Current Issue

Note: The following articles are advance online publications. The full issue will be available in print at the end of the academic year. If you would like to be added to or removed from the mailing list, please contact us at wpel@gse.upenn.edu.

Volume 34

Editors-in-Chief: Kristina B. Lewis and Gareth Smail

Embracing Students’ Diverse Communicative Repertoires to Change English as a Second Language Classroom Participation Dynamics (PDF), Patricia Miele

Code Switch at an Alternative High School (PDF), Dean C. Schmeltz


 

Embracing Students’ Diverse Communicative Repertoires to Change English as a Second Language Classroom Participation Dynamics (PDF)

Patricia Miele

Student-initiated interaction is often difficult to achieve in English as a second language classes, despite its value for improving students’ oral communication skills. This problem is exacerbated by English-only rhetoric, common in classrooms around the world, which demands monolingual communication or no communication at all. In contrast, students can be encouraged to draw on their diverse communicative repertoires even in English language classes with mixed first languages (L1s) when those repertoires are seen as assets. In the example analyzed in this article, a Chinese student managed to break her way into a clique of Saudi Arabian students by bringing Chinese humor into the classroom in English. The dramatic shift in participation patterns that followed this interaction demonstrates the powerful effects of encouraging students to draw on all their communicative resources, even without a common L1.

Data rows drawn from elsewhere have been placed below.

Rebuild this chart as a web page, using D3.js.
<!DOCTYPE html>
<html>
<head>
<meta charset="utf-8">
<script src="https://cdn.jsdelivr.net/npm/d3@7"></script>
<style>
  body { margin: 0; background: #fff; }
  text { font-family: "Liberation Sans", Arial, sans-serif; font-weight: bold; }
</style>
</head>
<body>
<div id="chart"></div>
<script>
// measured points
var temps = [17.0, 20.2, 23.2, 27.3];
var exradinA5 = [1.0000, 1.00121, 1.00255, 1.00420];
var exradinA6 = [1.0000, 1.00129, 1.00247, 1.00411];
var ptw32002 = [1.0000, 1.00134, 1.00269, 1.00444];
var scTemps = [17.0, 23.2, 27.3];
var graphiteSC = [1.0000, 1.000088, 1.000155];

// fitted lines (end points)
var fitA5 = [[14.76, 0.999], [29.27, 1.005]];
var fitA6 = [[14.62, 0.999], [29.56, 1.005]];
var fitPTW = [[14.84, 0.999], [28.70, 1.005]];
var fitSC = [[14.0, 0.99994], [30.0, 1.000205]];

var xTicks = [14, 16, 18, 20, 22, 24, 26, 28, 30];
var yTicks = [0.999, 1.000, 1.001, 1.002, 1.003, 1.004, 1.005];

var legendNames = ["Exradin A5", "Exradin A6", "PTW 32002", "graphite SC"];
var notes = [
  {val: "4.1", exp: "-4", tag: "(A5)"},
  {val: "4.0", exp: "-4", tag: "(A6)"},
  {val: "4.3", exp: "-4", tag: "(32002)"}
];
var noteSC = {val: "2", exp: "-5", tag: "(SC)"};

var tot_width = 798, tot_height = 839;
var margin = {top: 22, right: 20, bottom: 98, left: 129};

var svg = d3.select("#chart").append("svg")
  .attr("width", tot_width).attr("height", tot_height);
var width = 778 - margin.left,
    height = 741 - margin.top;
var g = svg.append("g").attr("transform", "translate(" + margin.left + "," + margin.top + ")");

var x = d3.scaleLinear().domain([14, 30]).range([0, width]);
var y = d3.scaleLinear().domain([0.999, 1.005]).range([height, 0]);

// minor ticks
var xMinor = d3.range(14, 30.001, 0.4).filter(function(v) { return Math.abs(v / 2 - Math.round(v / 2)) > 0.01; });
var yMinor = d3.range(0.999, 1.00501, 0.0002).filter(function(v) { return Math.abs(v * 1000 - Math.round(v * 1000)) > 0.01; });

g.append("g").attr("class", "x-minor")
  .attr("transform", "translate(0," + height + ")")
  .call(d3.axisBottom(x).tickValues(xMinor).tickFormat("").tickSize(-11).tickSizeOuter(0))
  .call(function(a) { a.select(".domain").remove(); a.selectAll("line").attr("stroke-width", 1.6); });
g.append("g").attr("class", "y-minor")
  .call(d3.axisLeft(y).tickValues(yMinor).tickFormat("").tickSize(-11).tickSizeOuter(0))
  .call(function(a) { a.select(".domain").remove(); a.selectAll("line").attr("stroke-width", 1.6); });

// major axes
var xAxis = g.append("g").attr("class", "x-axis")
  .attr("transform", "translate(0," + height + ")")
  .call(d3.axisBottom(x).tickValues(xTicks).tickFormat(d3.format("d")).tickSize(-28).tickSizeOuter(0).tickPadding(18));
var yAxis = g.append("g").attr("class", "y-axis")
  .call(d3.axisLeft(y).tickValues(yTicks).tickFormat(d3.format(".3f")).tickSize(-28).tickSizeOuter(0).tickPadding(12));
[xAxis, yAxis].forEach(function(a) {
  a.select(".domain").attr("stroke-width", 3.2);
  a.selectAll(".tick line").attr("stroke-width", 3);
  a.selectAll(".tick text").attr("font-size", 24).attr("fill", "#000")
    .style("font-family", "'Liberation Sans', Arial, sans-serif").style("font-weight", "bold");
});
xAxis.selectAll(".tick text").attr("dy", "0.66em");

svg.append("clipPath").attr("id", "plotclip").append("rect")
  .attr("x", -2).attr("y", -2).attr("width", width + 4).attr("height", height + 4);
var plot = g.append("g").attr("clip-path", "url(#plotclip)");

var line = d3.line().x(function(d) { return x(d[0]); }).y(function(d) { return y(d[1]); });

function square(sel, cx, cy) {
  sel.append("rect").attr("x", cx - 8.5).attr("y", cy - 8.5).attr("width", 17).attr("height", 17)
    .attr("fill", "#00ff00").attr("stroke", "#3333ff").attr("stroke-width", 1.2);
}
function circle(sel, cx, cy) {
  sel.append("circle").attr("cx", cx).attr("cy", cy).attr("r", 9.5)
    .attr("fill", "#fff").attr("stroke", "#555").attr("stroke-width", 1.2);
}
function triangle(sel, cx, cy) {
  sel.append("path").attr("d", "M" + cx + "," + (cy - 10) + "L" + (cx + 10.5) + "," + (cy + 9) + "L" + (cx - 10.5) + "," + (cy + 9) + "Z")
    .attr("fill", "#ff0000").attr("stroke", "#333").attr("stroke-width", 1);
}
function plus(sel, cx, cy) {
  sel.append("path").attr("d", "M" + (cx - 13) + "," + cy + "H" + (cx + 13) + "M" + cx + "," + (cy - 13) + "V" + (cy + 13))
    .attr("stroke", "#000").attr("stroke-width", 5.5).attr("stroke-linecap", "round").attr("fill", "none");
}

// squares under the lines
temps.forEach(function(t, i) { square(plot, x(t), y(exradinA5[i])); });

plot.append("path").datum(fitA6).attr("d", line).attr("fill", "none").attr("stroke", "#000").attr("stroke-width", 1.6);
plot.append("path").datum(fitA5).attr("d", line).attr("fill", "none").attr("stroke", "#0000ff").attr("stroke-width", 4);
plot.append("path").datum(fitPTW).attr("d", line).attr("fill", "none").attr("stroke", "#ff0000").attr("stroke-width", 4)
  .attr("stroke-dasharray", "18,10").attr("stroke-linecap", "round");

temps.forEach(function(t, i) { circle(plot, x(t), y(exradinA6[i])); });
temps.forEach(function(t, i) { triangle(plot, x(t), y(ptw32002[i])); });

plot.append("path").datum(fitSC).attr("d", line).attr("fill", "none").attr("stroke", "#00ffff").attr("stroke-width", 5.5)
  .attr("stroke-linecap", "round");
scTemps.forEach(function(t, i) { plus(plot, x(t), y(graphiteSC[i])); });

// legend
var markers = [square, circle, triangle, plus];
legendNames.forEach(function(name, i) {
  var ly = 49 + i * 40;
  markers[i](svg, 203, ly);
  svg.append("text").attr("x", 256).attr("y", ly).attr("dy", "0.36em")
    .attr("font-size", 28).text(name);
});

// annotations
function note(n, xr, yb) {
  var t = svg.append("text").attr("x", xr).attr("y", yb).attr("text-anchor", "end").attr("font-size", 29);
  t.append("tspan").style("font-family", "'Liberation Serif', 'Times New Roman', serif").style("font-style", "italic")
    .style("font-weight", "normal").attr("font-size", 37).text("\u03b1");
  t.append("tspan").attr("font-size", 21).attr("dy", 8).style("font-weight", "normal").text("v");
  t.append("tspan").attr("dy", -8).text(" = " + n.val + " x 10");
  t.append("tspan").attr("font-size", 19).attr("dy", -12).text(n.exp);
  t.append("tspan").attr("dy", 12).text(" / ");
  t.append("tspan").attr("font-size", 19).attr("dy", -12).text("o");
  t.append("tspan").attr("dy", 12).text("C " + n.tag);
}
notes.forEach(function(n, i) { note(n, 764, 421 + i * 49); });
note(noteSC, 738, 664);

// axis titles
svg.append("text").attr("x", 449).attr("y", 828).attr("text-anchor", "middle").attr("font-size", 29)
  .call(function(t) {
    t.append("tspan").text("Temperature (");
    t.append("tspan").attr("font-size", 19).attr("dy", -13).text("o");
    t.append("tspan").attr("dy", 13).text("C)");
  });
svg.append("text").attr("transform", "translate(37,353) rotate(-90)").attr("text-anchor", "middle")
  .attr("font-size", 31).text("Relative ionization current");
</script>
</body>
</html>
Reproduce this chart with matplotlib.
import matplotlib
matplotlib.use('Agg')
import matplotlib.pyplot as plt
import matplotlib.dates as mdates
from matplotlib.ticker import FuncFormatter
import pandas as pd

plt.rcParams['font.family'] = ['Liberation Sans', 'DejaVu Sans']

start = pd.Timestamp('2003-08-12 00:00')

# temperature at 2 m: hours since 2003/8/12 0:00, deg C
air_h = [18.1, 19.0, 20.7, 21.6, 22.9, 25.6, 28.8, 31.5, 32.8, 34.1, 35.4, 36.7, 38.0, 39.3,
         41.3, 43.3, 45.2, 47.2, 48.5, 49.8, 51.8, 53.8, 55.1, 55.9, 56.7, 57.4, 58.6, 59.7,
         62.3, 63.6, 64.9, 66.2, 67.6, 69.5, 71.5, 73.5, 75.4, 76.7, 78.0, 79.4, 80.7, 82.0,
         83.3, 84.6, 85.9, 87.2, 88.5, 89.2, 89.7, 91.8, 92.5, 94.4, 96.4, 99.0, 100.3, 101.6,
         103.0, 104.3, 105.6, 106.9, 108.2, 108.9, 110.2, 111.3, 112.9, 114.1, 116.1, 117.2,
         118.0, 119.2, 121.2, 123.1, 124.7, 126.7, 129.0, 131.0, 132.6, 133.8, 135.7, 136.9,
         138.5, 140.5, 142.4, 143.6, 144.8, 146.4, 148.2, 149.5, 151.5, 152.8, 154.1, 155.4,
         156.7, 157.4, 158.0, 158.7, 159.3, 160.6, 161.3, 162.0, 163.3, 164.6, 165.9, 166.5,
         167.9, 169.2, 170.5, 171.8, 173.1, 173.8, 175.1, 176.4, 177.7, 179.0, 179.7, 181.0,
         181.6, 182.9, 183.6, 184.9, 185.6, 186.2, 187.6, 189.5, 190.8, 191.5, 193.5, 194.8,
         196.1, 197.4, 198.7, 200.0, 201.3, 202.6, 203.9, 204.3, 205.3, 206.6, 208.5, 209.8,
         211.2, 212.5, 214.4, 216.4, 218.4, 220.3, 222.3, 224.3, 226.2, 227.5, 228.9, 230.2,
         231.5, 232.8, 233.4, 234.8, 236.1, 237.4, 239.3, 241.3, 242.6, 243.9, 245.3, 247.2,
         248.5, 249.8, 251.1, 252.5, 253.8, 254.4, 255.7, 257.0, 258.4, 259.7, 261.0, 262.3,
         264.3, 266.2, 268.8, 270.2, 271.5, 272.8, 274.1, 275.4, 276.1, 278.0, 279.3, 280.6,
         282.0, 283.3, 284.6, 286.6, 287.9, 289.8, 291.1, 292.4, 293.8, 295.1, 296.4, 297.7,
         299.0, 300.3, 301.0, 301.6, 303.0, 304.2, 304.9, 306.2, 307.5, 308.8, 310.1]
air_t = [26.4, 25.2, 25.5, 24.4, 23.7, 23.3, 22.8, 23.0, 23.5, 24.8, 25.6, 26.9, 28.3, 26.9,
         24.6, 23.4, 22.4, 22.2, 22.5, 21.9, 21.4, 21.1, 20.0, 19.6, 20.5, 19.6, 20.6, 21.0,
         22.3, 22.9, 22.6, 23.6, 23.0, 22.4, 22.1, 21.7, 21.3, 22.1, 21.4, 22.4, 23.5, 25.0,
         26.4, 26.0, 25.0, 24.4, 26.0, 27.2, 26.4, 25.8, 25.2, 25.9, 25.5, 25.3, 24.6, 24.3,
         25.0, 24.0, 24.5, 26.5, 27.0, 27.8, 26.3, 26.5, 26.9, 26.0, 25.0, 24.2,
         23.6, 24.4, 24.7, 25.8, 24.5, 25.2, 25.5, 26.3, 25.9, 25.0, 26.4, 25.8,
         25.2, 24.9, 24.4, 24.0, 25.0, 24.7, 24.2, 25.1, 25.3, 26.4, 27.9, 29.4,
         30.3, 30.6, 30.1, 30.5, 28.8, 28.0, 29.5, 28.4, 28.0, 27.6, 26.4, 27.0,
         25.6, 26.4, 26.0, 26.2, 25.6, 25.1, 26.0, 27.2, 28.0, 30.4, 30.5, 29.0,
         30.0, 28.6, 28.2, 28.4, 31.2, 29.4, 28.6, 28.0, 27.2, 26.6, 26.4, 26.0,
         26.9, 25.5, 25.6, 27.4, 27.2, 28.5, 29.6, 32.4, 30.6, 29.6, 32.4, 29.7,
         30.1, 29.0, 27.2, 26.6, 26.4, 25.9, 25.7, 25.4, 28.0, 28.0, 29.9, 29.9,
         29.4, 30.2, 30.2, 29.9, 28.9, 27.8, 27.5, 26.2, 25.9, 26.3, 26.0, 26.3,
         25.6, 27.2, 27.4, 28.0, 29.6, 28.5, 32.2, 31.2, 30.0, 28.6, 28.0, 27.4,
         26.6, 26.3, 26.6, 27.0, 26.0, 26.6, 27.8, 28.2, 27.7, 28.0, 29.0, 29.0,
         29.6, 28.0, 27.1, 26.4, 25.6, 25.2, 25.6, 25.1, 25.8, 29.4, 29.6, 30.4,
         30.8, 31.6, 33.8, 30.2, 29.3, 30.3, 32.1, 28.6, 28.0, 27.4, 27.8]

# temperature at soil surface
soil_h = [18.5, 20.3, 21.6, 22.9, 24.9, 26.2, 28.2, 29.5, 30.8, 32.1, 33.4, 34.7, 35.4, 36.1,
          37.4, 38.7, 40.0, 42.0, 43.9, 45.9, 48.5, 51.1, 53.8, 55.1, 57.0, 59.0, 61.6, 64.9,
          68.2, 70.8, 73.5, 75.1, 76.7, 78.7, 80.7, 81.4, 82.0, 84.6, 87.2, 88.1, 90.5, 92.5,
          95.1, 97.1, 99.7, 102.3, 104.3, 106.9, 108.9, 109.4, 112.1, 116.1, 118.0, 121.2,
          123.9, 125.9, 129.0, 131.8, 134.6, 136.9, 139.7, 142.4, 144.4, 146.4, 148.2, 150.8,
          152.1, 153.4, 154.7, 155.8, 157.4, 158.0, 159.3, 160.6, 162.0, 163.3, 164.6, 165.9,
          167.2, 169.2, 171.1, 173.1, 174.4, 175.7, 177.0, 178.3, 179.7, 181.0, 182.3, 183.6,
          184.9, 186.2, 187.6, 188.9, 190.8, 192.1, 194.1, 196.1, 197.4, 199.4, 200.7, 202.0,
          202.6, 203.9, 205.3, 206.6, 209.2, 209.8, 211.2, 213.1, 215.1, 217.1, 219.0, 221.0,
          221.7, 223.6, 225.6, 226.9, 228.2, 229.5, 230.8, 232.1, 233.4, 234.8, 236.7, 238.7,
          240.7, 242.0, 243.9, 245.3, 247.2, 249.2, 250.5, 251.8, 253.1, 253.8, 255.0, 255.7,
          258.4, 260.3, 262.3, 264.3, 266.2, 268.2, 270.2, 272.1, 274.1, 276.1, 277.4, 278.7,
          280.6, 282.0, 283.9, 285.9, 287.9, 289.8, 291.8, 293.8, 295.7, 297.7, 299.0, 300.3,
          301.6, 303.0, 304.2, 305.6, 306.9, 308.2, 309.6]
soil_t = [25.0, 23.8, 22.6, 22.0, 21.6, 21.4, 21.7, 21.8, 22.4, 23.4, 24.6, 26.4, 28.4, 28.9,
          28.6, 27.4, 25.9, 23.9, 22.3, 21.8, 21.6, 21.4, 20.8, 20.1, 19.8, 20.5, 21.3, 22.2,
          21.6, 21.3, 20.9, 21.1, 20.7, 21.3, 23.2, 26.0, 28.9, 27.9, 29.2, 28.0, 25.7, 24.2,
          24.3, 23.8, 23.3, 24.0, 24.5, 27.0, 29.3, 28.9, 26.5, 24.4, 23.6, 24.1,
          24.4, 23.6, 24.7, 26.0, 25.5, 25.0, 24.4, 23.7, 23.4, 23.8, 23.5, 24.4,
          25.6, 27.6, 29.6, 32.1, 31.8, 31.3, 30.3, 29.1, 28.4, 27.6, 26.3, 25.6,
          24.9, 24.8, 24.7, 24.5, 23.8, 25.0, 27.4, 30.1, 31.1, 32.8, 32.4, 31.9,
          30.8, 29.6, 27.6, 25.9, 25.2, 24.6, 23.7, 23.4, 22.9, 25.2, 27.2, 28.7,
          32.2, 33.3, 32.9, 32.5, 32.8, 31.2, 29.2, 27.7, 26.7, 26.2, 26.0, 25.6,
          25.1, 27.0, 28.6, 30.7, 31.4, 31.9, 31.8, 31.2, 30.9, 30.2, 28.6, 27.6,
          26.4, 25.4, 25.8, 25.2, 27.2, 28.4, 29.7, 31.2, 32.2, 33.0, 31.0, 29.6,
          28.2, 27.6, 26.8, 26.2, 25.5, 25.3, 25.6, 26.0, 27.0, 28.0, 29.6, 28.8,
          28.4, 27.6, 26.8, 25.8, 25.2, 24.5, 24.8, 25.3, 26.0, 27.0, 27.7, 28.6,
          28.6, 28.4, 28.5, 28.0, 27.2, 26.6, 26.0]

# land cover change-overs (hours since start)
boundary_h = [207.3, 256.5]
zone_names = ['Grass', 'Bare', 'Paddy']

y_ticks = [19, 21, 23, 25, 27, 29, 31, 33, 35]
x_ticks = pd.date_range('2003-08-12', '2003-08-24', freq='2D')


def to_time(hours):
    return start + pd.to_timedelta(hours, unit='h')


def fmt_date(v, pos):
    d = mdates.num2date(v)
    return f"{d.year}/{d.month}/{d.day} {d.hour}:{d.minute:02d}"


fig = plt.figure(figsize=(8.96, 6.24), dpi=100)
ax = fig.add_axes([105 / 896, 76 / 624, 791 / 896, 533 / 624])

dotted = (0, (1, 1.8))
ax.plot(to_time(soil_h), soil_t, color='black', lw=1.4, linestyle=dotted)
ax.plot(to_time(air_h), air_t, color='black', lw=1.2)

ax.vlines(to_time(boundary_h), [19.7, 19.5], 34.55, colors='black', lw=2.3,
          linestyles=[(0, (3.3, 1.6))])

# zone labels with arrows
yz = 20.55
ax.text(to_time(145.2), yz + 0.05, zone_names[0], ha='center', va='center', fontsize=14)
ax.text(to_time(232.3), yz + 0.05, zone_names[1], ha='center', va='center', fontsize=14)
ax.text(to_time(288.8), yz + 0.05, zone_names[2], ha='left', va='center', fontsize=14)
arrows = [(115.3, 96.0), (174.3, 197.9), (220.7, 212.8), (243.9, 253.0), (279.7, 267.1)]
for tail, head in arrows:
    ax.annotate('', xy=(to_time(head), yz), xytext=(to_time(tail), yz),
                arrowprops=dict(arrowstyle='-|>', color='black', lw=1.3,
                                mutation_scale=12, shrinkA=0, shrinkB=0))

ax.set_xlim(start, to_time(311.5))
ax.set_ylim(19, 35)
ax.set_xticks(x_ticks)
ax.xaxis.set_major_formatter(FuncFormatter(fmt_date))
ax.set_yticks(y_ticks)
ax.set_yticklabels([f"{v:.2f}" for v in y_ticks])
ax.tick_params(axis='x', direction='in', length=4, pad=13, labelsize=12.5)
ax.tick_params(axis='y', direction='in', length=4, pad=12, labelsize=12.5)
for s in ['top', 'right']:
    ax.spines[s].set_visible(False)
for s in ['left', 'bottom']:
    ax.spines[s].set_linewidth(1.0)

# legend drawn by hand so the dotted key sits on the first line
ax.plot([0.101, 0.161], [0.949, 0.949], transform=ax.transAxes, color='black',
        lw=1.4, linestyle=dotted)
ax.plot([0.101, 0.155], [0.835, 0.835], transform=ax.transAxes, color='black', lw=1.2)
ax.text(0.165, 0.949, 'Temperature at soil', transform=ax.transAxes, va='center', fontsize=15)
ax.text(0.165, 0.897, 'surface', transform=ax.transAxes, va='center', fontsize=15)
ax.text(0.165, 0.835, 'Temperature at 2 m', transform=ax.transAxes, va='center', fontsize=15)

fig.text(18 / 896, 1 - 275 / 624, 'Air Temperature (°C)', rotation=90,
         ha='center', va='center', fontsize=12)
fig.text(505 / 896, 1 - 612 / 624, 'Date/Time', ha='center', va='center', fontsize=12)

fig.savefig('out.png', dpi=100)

Published online January 10, 2019

 

Code Switch at an Alternative High School (PDF)

Dean C. Schmeltz

A two-year, ethnographic study of the use of the term code switch within an alternative high school community reveals that it has taken on a distinct, institutional meaning. Observed primarily as a reprimand, teachers nonetheless downplayed the significance of the disciplinary term in interviews. However, Black students expressed a sense of being asked to switch between two versions of themselves, only one of which is professional enough to belong in school. Students generally accepted that this was what teachers implied by the term, but some rejected the idea that code switching is a fundamental change, or that the change should only go in one direction at school. These findings indicate that what the school may intend to be a socially progressive term has been taken up in a way that reinforces negative self-perception among students. This paper concludes with suggestions for educators seeking to foster discourse that supports students from marginalized communities, without deferring to respectability politics.